Task goal:
Your copy of the material below should match it exactly, except that it holds no pictures.

Data section:
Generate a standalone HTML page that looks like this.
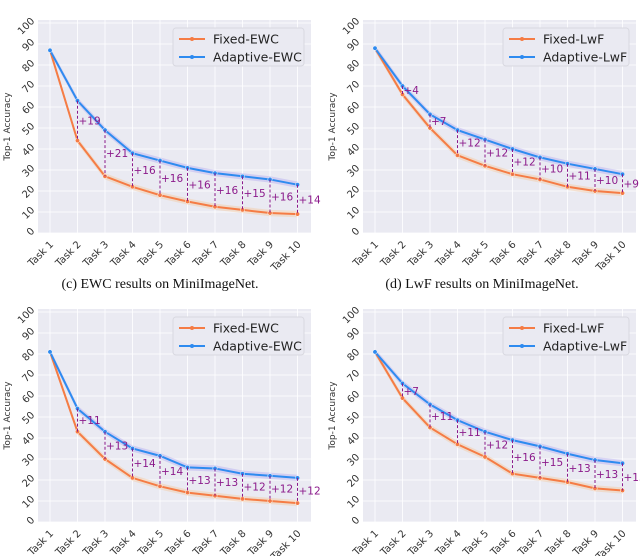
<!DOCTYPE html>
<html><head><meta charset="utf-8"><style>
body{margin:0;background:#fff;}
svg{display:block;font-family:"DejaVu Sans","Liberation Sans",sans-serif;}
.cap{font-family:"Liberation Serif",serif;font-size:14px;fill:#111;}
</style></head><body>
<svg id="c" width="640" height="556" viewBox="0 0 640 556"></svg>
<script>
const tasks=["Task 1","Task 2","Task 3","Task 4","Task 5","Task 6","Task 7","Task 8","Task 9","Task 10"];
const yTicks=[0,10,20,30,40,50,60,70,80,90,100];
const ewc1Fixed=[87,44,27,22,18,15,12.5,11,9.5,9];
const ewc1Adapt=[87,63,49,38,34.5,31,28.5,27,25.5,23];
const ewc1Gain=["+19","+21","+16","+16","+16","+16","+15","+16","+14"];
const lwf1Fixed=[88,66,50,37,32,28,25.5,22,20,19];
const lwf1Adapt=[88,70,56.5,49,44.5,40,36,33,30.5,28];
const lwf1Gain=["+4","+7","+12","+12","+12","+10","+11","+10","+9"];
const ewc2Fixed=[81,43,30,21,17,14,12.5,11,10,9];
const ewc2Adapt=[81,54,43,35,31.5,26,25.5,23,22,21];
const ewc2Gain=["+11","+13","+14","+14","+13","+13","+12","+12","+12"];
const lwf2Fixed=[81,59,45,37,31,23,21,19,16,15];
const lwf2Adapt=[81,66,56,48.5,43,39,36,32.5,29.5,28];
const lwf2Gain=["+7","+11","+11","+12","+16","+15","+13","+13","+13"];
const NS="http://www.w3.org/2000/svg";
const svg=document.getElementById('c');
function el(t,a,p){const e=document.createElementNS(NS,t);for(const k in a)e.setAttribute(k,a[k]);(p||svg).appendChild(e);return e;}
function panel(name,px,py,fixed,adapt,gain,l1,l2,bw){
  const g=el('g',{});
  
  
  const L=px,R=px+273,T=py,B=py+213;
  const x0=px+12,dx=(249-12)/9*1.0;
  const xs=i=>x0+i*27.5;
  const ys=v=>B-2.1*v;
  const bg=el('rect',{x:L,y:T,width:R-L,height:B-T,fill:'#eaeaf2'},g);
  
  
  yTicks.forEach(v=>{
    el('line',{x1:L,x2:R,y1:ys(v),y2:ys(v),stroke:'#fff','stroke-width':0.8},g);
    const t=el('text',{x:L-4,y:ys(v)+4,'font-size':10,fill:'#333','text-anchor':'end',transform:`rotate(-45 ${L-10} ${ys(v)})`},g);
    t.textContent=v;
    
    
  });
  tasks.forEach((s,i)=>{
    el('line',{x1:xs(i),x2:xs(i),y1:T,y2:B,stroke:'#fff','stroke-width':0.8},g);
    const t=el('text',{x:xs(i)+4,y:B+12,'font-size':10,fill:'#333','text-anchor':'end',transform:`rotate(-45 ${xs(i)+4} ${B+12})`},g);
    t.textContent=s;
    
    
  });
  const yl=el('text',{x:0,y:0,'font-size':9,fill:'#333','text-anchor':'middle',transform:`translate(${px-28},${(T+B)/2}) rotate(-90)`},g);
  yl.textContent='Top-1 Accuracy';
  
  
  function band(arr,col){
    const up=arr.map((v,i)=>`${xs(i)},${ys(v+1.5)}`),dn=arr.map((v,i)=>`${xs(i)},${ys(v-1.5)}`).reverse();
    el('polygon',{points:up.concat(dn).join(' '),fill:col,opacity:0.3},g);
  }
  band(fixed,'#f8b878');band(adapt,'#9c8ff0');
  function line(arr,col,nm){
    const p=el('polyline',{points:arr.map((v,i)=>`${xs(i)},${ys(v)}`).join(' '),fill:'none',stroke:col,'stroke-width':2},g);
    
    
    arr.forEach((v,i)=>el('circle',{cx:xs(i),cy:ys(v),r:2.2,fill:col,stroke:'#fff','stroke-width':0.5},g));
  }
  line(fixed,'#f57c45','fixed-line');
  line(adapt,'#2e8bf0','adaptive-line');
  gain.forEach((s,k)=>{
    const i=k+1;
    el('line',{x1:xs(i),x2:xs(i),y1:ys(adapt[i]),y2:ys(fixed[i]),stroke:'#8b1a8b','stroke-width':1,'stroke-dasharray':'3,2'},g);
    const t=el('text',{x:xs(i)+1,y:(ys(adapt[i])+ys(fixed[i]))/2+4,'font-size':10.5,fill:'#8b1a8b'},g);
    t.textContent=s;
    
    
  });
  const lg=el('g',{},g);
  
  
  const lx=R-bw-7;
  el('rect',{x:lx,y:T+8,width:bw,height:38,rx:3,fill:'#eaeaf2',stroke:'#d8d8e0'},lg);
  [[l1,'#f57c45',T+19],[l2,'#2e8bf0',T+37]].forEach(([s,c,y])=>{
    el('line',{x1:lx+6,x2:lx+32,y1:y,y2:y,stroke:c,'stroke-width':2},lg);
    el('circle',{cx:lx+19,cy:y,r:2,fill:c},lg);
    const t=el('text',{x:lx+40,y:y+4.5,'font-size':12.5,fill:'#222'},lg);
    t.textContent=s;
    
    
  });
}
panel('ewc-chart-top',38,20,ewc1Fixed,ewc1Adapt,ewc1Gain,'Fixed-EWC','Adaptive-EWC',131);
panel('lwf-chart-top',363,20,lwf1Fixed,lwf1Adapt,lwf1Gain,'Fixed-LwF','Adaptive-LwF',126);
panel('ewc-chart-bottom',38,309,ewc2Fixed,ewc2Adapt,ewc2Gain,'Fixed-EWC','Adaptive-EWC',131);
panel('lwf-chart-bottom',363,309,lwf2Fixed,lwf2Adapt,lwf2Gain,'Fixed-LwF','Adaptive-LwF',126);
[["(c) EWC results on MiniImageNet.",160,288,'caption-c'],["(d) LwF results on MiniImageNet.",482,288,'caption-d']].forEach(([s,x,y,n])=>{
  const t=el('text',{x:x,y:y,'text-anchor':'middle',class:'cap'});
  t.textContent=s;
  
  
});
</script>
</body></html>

Task result:
Generate a standalone HTML page that looks like this.
<!DOCTYPE html>
<html><head><meta charset="utf-8"><style>
body{margin:0;background:#fff;}
svg{display:block;font-family:"DejaVu Sans","Liberation Sans",sans-serif;}
.cap{font-family:"Liberation Serif",serif;font-size:14px;fill:#111;}
</style></head><body>
<svg id="c" width="640" height="556" viewBox="0 0 640 556"></svg>
<script>
const tasks=["Task 1","Task 2","Task 3","Task 4","Task 5","Task 6","Task 7","Task 8","Task 9","Task 10"];
const yTicks=[0,10,20,30,40,50,60,70,80,90,100];
const ewc1Fixed=[87,44,27,22,18,15,12.5,11,9.5,9];
const ewc1Adapt=[87,63,49,38,34.5,31,28.5,27,25.5,23];
const ewc1Gain=["+19","+21","+16","+16","+16","+16","+15","+16","+14"];
const lwf1Fixed=[88,66,50,37,32,28,25.5,22,20,19];
const lwf1Adapt=[88,70,56.5,49,44.5,40,36,33,30.5,28];
const lwf1Gain=["+4","+7","+12","+12","+12","+10","+11","+10","+9"];
const ewc2Fixed=[81,43,30,21,17,14,12.5,11,10,9];
const ewc2Adapt=[81,54,43,35,31.5,26,25.5,23,22,21];
const ewc2Gain=["+11","+13","+14","+14","+13","+13","+12","+12","+12"];
const lwf2Fixed=[81,59,45,37,31,23,21,19,16,15];
const lwf2Adapt=[81,66,56,48.5,43,39,36,32.5,29.5,28];
const lwf2Gain=["+7","+11","+11","+12","+16","+15","+13","+13","+13"];
const NS="http://www.w3.org/2000/svg";
const svg=document.getElementById('c');
function el(t,a,p){const e=document.createElementNS(NS,t);for(const k in a)e.setAttribute(k,a[k]);(p||svg).appendChild(e);return e;}
function panel(name,px,py,fixed,adapt,gain,l1,l2,bw){
  const g=el('g',{});
  
  
  const L=px,R=px+273,T=py,B=py+213;
  const x0=px+12,dx=(249-12)/9*1.0;
  const xs=i=>x0+i*27.5;
  const ys=v=>B-2.1*v;
  const bg=el('rect',{x:L,y:T,width:R-L,height:B-T,fill:'#eaeaf2'},g);
  
  
  yTicks.forEach(v=>{
    el('line',{x1:L,x2:R,y1:ys(v),y2:ys(v),stroke:'#fff','stroke-width':0.8},g);
    const t=el('text',{x:L-4,y:ys(v)+4,'font-size':10,fill:'#333','text-anchor':'end',transform:`rotate(-45 ${L-10} ${ys(v)})`},g);
    t.textContent=v;
    
    
  });
  tasks.forEach((s,i)=>{
    el('line',{x1:xs(i),x2:xs(i),y1:T,y2:B,stroke:'#fff','stroke-width':0.8},g);
    const t=el('text',{x:xs(i)+4,y:B+12,'font-size':10,fill:'#333','text-anchor':'end',transform:`rotate(-45 ${xs(i)+4} ${B+12})`},g);
    t.textContent=s;
    
    
  });
  const yl=el('text',{x:0,y:0,'font-size':9,fill:'#333','text-anchor':'middle',transform:`translate(${px-28},${(T+B)/2}) rotate(-90)`},g);
  yl.textContent='Top-1 Accuracy';
  
  
  function band(arr,col){
    const up=arr.map((v,i)=>`${xs(i)},${ys(v+1.5)}`),dn=arr.map((v,i)=>`${xs(i)},${ys(v-1.5)}`).reverse();
    el('polygon',{points:up.concat(dn).join(' '),fill:col,opacity:0.3},g);
  }
  band(fixed,'#f8b878');band(adapt,'#9c8ff0');
  function line(arr,col,nm){
    const p=el('polyline',{points:arr.map((v,i)=>`${xs(i)},${ys(v)}`).join(' '),fill:'none',stroke:col,'stroke-width':2},g);
    
    
    arr.forEach((v,i)=>el('circle',{cx:xs(i),cy:ys(v),r:2.2,fill:col,stroke:'#fff','stroke-width':0.5},g));
  }
  line(fixed,'#f57c45','fixed-line');
  line(adapt,'#2e8bf0','adaptive-line');
  gain.forEach((s,k)=>{
    const i=k+1;
    el('line',{x1:xs(i),x2:xs(i),y1:ys(adapt[i]),y2:ys(fixed[i]),stroke:'#8b1a8b','stroke-width':1,'stroke-dasharray':'3,2'},g);
    const t=el('text',{x:xs(i)+1,y:(ys(adapt[i])+ys(fixed[i]))/2+4,'font-size':10.5,fill:'#8b1a8b'},g);
    t.textContent=s;
    
    
  });
  const lg=el('g',{},g);
  
  
  const lx=R-bw-7;
  el('rect',{x:lx,y:T+8,width:bw,height:38,rx:3,fill:'#eaeaf2',stroke:'#d8d8e0'},lg);
  [[l1,'#f57c45',T+19],[l2,'#2e8bf0',T+37]].forEach(([s,c,y])=>{
    el('line',{x1:lx+6,x2:lx+32,y1:y,y2:y,stroke:c,'stroke-width':2},lg);
    el('circle',{cx:lx+19,cy:y,r:2,fill:c},lg);
    const t=el('text',{x:lx+40,y:y+4.5,'font-size':12.5,fill:'#222'},lg);
    t.textContent=s;
    
    
  });
}
panel('ewc-chart-top',38,20,ewc1Fixed,ewc1Adapt,ewc1Gain,'Fixed-EWC','Adaptive-EWC',131);
panel('lwf-chart-top',363,20,lwf1Fixed,lwf1Adapt,lwf1Gain,'Fixed-LwF','Adaptive-LwF',126);
panel('ewc-chart-bottom',38,309,ewc2Fixed,ewc2Adapt,ewc2Gain,'Fixed-EWC','Adaptive-EWC',131);
panel('lwf-chart-bottom',363,309,lwf2Fixed,lwf2Adapt,lwf2Gain,'Fixed-LwF','Adaptive-LwF',126);
[["(c) EWC results on MiniImageNet.",160,288,'caption-c'],["(d) LwF results on MiniImageNet.",482,288,'caption-d']].forEach(([s,x,y,n])=>{
  const t=el('text',{x:x,y:y,'text-anchor':'middle',class:'cap'});
  t.textContent=s;
  
  
});
</script>
</body></html>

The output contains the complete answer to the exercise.